WHAT TO WORK ON
Return all lines from the listing below in which the string "that" occurs.

==============================

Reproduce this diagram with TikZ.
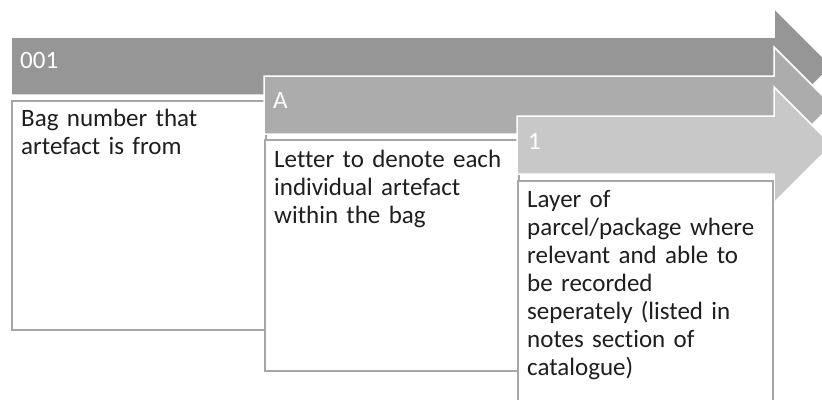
\documentclass[tikz,border=0pt]{standalone}
\usepackage{fontspec}
\setmainfont{Carlito}[Ligatures=CommonOff]
\definecolor{stagedark}{RGB}{150,150,150}
\definecolor{stagemid}{RGB}{172,172,172}
\definecolor{stagelight}{RGB}{200,200,200}
\definecolor{boxline}{RGB}{166,166,166}
\definecolor{notegray}{RGB}{30,30,30}

\begin{document}
\begin{tikzpicture}[x=1pt,y=-1pt,
    stagearrow/.style={draw=white,line width=1.5pt},
    notebox/.style={draw=boxline,fill=white,line width=2pt,
                    inner sep=0pt,anchor=north west},
    headlabel/.style={text=white,anchor=base west,inner sep=0pt,
                      font=\fontsize{25}{28}\selectfont},
    notetext/.style={text=notegray,anchor=base west,inner sep=0pt,
                     text width=240pt,align=left,
                     font=\fontsize{25}{28}\selectfont}]
%    \draw (0,0) rectangle (822,399);
    \useasboundingbox (0,0) rectangle (822,399);
    \clip (0,0) rectangle (822,399);
    % bag number
      \filldraw[stagearrow,fill=stagedark]
            (11,37) -- (774,37) -- (774,8) -- (832,66)
            -- (774,124) -- (774,95) -- (11,95) -- cycle;
      \node[headlabel] (lbl001) at (20,68) {001};
      \node[notebox,minimum width=254,minimum height=229] (box1) at (11,100) {};
      \node[notetext] (txt1) at ([shift={(10,26)}]box1.north west)
            {Bag number that\\artefact is from};
    % artefact letter
      \filldraw[stagearrow,fill=stagemid]
            (264,76) -- (774,76) -- (774,47) -- (832,105)
            -- (774,163) -- (774,134) -- (264,134) -- cycle;
      \node[headlabel] (lblA) at (273,108) {A};
      \node[notebox,minimum width=254,minimum height=231] (box2) at (264,139) {};
      \node[notetext] (txt2) at ([shift={(10,28)}]box2.north west)
            {Letter to denote each\\individual artefact\\within the bag};
    % layer
      \filldraw[stagearrow,fill=stagelight]
            (517,116) -- (774,116) -- (774,87) -- (832,145)
            -- (774,203) -- (774,174) -- (517,174) -- cycle;
      \node[headlabel] (lbl1) at (528,149) {1};
      \node[notebox,minimum width=255,minimum height=240] (box3) at (517,180) {};
      \node[notetext] (txt3) at ([shift={(10,27)}]box3.north west)
            {Layer of\\parcel/package where\\relevant and able to\\be recorded\\seperately (listed in\\notes section of\\catalogue)};
\end{tikzpicture}
\end{document}
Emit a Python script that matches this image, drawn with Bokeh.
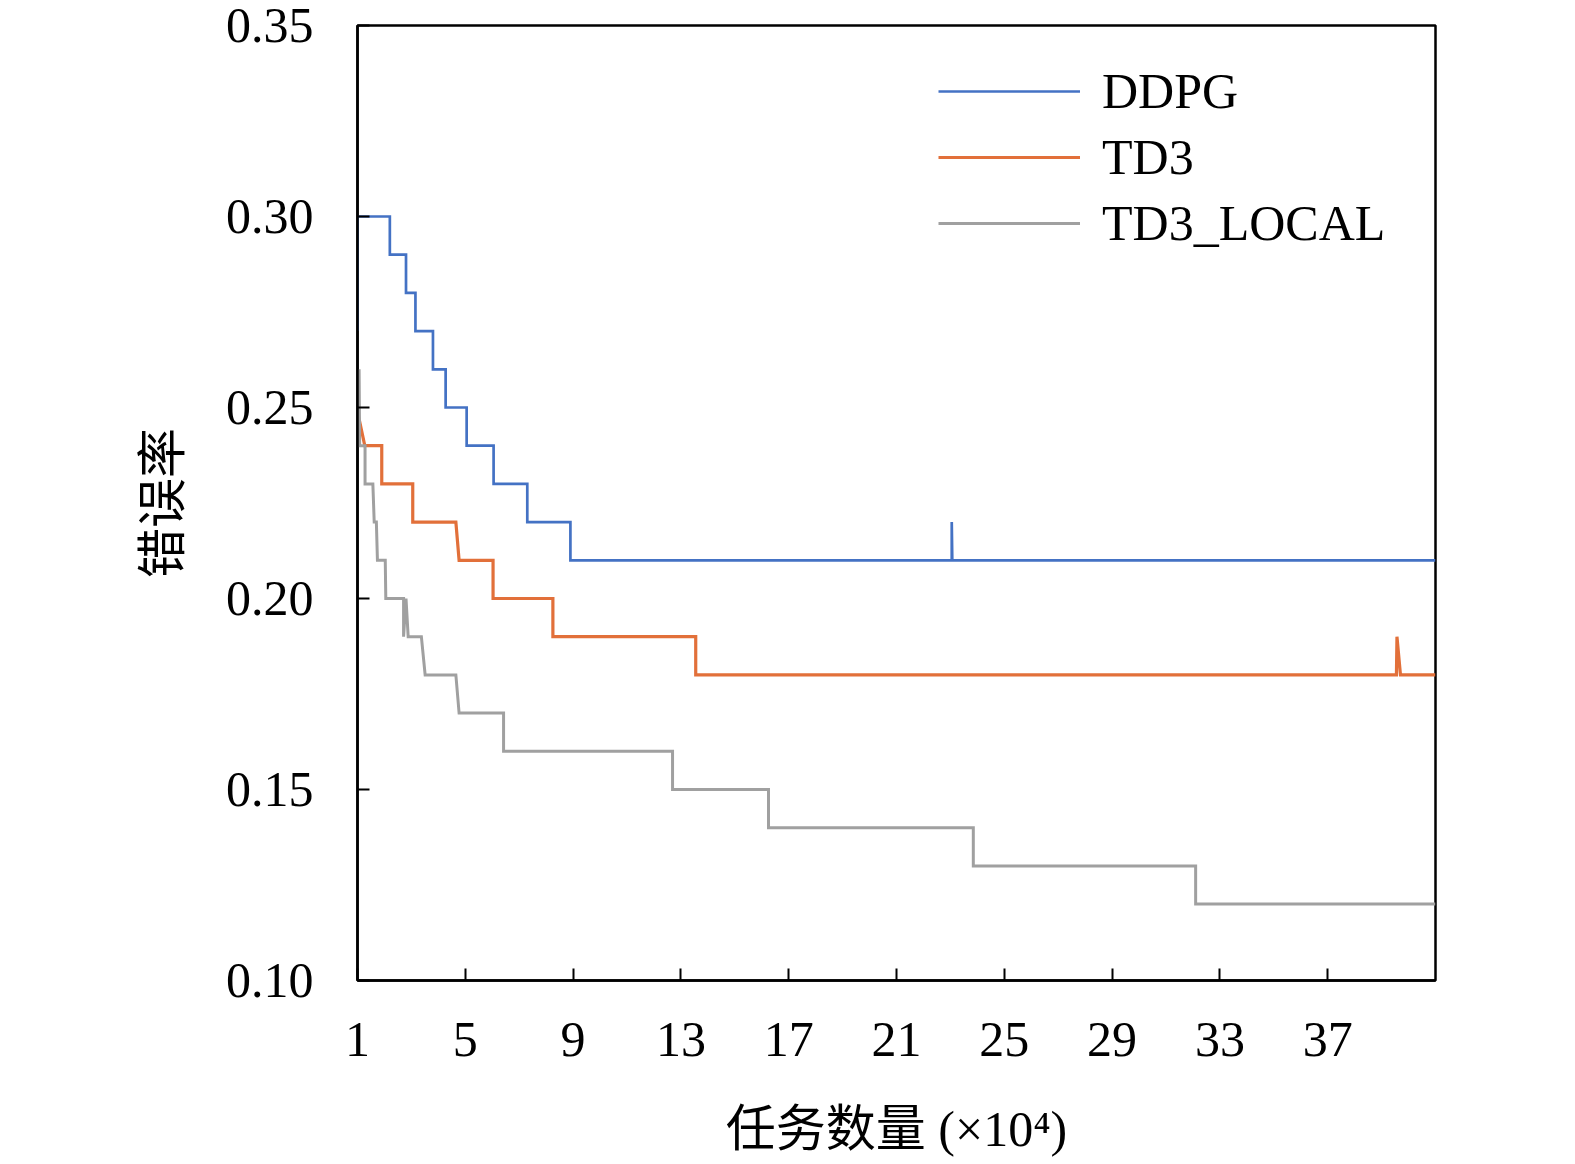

==============================

OUTPUT OF THE TASK
            {Bag number that\\artefact is from};
Emit a Python script that matches this image, drawn with Bokeh.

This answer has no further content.